Para tratar de entender la complejidad de aquella tumultuosa e inesperada explosión, conviene recordar que en aquel mayo hubo algo más que una «toma de la palabra» fecunda y efectista en sus mensajes nihilistas y revolucionarios. Lo que diferenció al 68 francés de los numerosos sucesos que se produjeron aquel año en gran parte del mundo, fue que a la inicial agitación universitaria se sumó una oleada de huelgas de dimensiones no conocidas en Francia desde el 36. La vida económica y social del país quedó paralizada y, en algunos momentos, se vio en peligro la existencia misma de la V República. Algo así no ocurrió en México, Berlín, Berkeley o Pekín. Fue únicamente en Francia en donde al lado, y en gran medida al margen, de la revuelta estudiantil, se desarrolló un largo y profundo conflicto laboral que, para muchos sociólogos, prefiguraba las luchas sociales del futuro. Sin embargo ese mayo social ha quedado casi siempre relegado u olvidado, ya sea por ignorancia o por interés. Ni siquiera la población obrera, según la encuesta del «Nouvel Observateur», se acuerda ya de los Acuerdos de Grenelle que pusieron fin a las huelgas y consiguieron importantes avances para las clases trabajadoras. Es el mayo de «La imaginación al poder» y «Prohibido prohibir» el que sigue presente en la mitología mediática, cuando la única forma de llegar al nudo de la cuestión del 68 es, a mi jucio, profundizar en lo que sucedió en las fábricas y en las manifestaciones obreras.

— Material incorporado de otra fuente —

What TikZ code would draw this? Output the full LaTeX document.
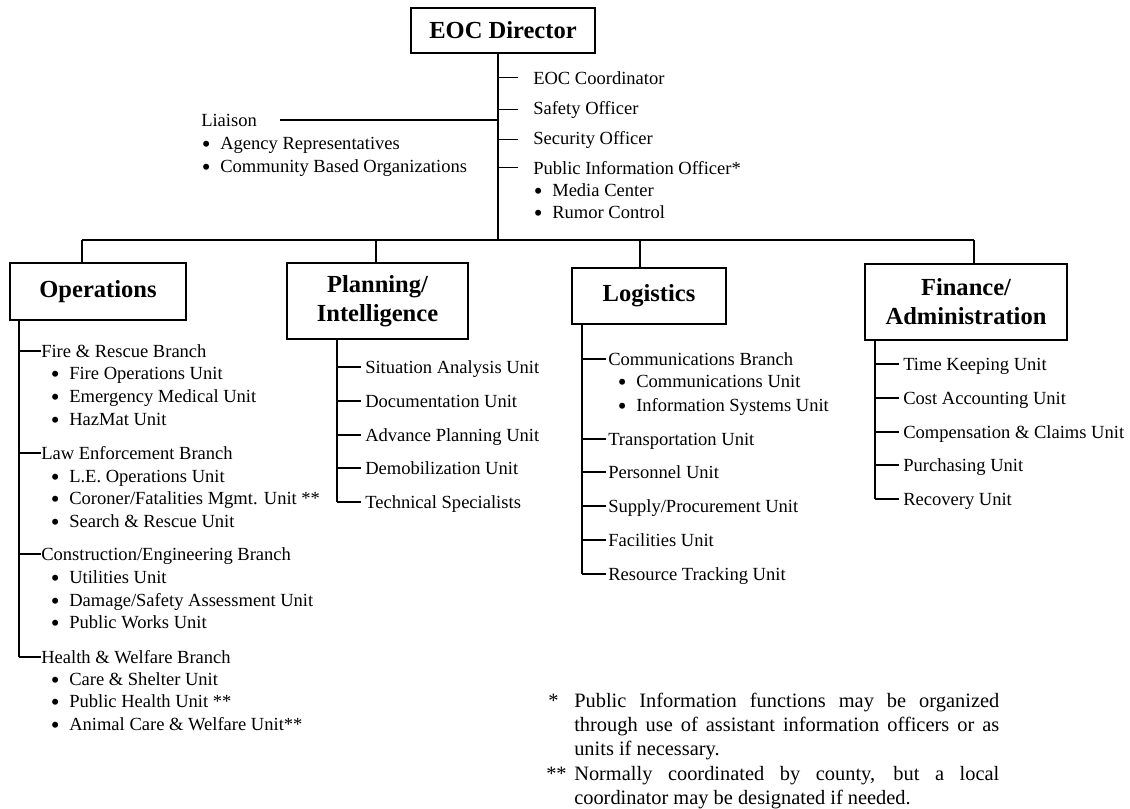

Aquella crisis social sacó a la luz las claves esenciales de un proceso de larga duración en el campo sindical, en la concepción del trabajo y de la empresa, en las relaciones laborales y también en el terreno de las aspiraciones individuales y de los comportamientos sociales. La era estaba pariendo una nueva forma de vida pero dentro de unas estructuras básicas que, en el fondo, insisto, nadie trató de cambiar. En la ocupación de las empresas, por ejemplo, se respetó en todo momento el material y la maquinaria de producción: aquello sí que era una verdadera declaración de intenciones, un reconocimiento implícito del valor del trabajo y del empleo. Las relaciones estudiantes y obreros, alentadas con tanto entusiasmo por Sartre, no llegaron nunca a producirse: los estudiantes lo intentaron repetidamente, pero los trabajadores estaban en otra guerra.

El sociólogo Michel Crozier lo explicó con claridad: los franceses no se habían embarcado en aquellas huelgas masivas para poner fin a la explotación capitalista o para construir la sociedad sin clases. Lo que se estaba poniendo en cuestión era un estilo arcaico de relaciones humanas y de gestión de la empresa. Es decir, algo así como una revolución dentro del sistema; todo tenía que cambiar para que todo siguiese igual. Era necesario introducir «buenas costumbres en la industrialización» , escribió Debray, «no porque lo reclamaran los poetas, sino porque lo exigía la modernización de Francia». En otro orden de cosas, en el 68 se pudo percibir el primer y espectacular aviso de que el Estado Providencia no daba para más. Cuando en el año 81 los socialistas llegan al poder se encuentran con esta cruda realidad: la acción del Estado tiene unos límites que no se pueden franquear. Así lo reconoció Michel Rocard cuando habló del «irrealismo» de cualquier proyecto político que tratase de resolver los problemas sociales y económicos contando únicamente con el aparato del Estado. A Mitterrand le costó más tiempo entender esa lección del mayo francés, pero, finalmente, no tuvo más remedio que aceptarla.

Una determinada concepción del mundo había pasado a la historia. Quizás haya que darle la razón a Cohn Bendit cuando nos invita a «olvidar el 68» porque todo lo que se podía conseguir ya se ha conseguido. Cuarenta años después, aquel 68 sigue estando vivo, sin embargo, con sus rostros poliédricos y contradictorios, con sus interpretaciones y sus lecciones más o menos interesadas. Sarkozy lo ha traído de nuevo al debate público al atribuir los males de Francia a su herencia. Es curioso porque hay mucho del 68 en el actual presidente de la República: en sus gestos públicos, en su forma de vida, pero también en sus ideas. Sarkozy es, en el plano político, un efecto más de la larga estela de aquel mayo. Su rechazo frontal del 68 es puramente sesentayochista.

Una paradoja más. Aquel mayo es ya historia, sí, pero historia del presente, todavía.